Немцы тоже слушали песни Руслановой. И патефоны у них были, и трофейные пластинки.
Один из бойцов 33-й армии генерала Ефремова, армии, которая была почти целиком истреблена в окружении под Вязьмой в 1942 году, рассказывал, как они, остатки растрёпанных дивизий, пробивались к Юхнову на соединение со своими:
— До Угры совсем немного оставалось. Бежим по лесу. Куда бежим? Командир говорит: туда надо. Бежим, куда он показывает. Вышли к Угре. Угра разлилась, берегов не видать. Море, а не река. Стали мы заходить в воду, а с берега, с высотки, ударили пулемёты. Кто поплыл, никто до того берега не доплыл. Командир кричит: «Назад! А то всех побьют!» Вернулись в лес. И тут нас окружили со всех сторон. Звуковую установку подвезли. Пластинки начали крутить. Зашипела пластинка, пошла. Слышим, Русланова запела. Ох, как тут тягостно на душе стало… И вдруг прервалась песня и голос, один из наших, почти рыдает: «Братцы! Тут ничего! Жить можно! Кормят! Братцы!..» А мы уже четвёртые сутки ничего не ели…

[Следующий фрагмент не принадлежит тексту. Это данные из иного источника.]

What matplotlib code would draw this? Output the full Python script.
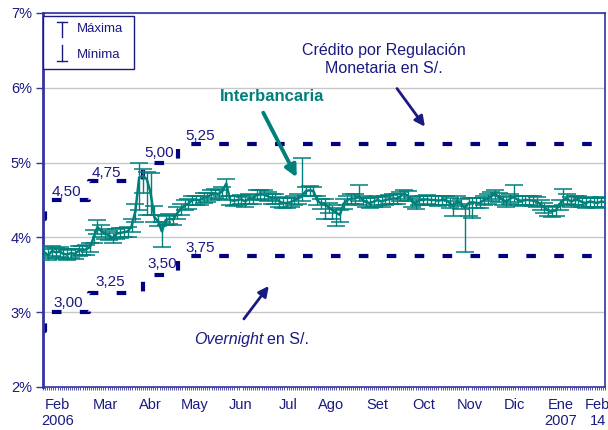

Автор слов «Катюши» поэт Михаил Исаковский[36] рассказывал о таком случае: «Однажды под вечер, в часы затишья, наши бойцы услышали из немецкого окопа, расположенного поблизости, „Катюшу“. Немцы покрутили её раз, потом поставили второй раз, потом третий… Это разозлило наших бойцов: мол, как это подлые фашисты могут играть нашу „Катюшу“?! Не бывать этому! Надо отобрать у них „Катюшу“! В общем, дело кончилось тем, что группа наших солдат совершенно неожиданно бросилась в атаку на немецкий окоп. Завязалась короткая, молниеносная схватка. В результате — немцы ещё и опомниться не успели, как „Катюша“ — пластинка с патефоном — была доставлена к своим».